DS is now nearly 3yrs old now and doesn't have a clue who this man is.

I think Xp has made it very clear how much he cares for our DS so I will be making a will stating everything and that I do not want DS going to him should something happen to me.

It's such a scary thought :-(

fifi669 · 31/05/2014 13:23

Even if you state ex can't have him won't the courts rule against?

OP posts:
Pleasecanisleepnow · 31/05/2014 13:31

Possibly, but I do think his complete lack of interest would go against him . Especially when I have other family members that have spent a lot of time with him.

Pleasecanisleepnow · 31/05/2014 13:34

Also from what I've been told (by a solicitor) the longer the lack of contact goes on for the better. It just looks really bad on Xp.

fifi669 · 31/05/2014 13:38

I think the courts would rule for a schedule of increasing contact that eventually leads to residence. I hope I'm wrong!

OP posts:
nahidontthinkso · 31/05/2014 14:34

please my solicitor told me the same thing when i did my will. ExP can contest my will but courts will take into account lack of contact.

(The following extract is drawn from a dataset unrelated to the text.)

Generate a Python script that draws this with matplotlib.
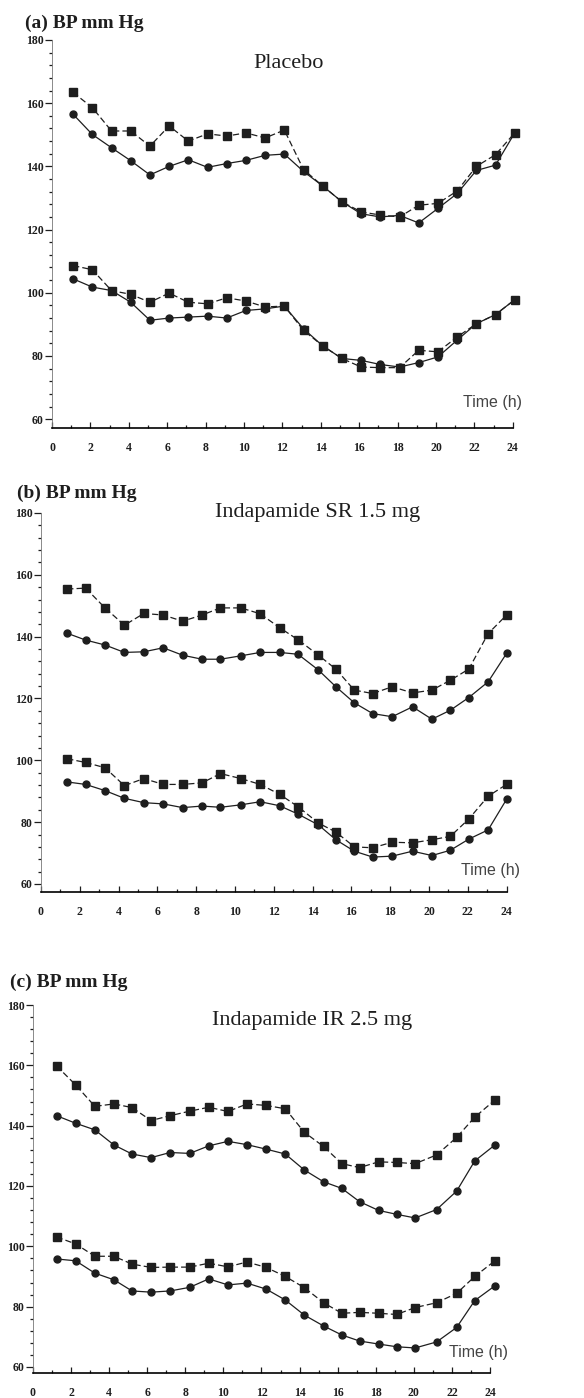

Just because he has PR doesn't mean he can just come and take DS if i die.

AntsMarching · 31/05/2014 14:47

Is there no way to remove parental responsibility due to lack of contact? A friend of mine in the US applied for PR to be removed due to abandonment. She had to wait until there was six months of no contact and then apply. Not sure how much or what type of information she had to prove to show no contact. Is there anything similar here?

daisychain01 · 31/05/2014 14:49

Fifi I think that the law has change re the ability for PR to be granted to someone other than a DCs birth parents. It has a lot to do with evidenceable involvement of the partner in the child's life. Once the partner is cohabiting, that increases the PR possibility.

For example I have been actively in my DSSs life for several years now, and even though not married to his DF yet, the fact we live together as a family unit, has a lot of importance when a court considers rights and PR.

As regards wills, definitely worth defining your clear intentions, plus appointing a caretaker or trustee of any inheritance funds in case of death to ensure the funds are release solely for the care of your DCs, in other words, take away the ability for anyone to draw a lump sum. You could stipulate a monthly release of funds, just sufficient to meet your DCs needs. Then the remainder could be release on reaching the age of 18 or 21 yo. That way, no one rubbing hands in glee at what they think is a big fat insurance payout, IYSWIM

fifi669 · 31/05/2014 21:32

In the UK you can only remove PR if it was obtained by court order. Automatic PR for parents can oy be lost through adoption.

OP posts:
deakymom · 31/05/2014 22:16

i gave my husband PR with my daughter it is possible for three people to have pr but they all have to agree to it luckily my ex never had pr because it was not automatic when she was born so i just signed some papers for my husband if i die before she turns 18 he gets to keep the family together

fifi669 · 01/06/2014 18:57

It works if you're married and can I assume if you have a long term partner.

What if you're single, does absent ex get control? I don't see why removing PR after a sustained absence isn't doable!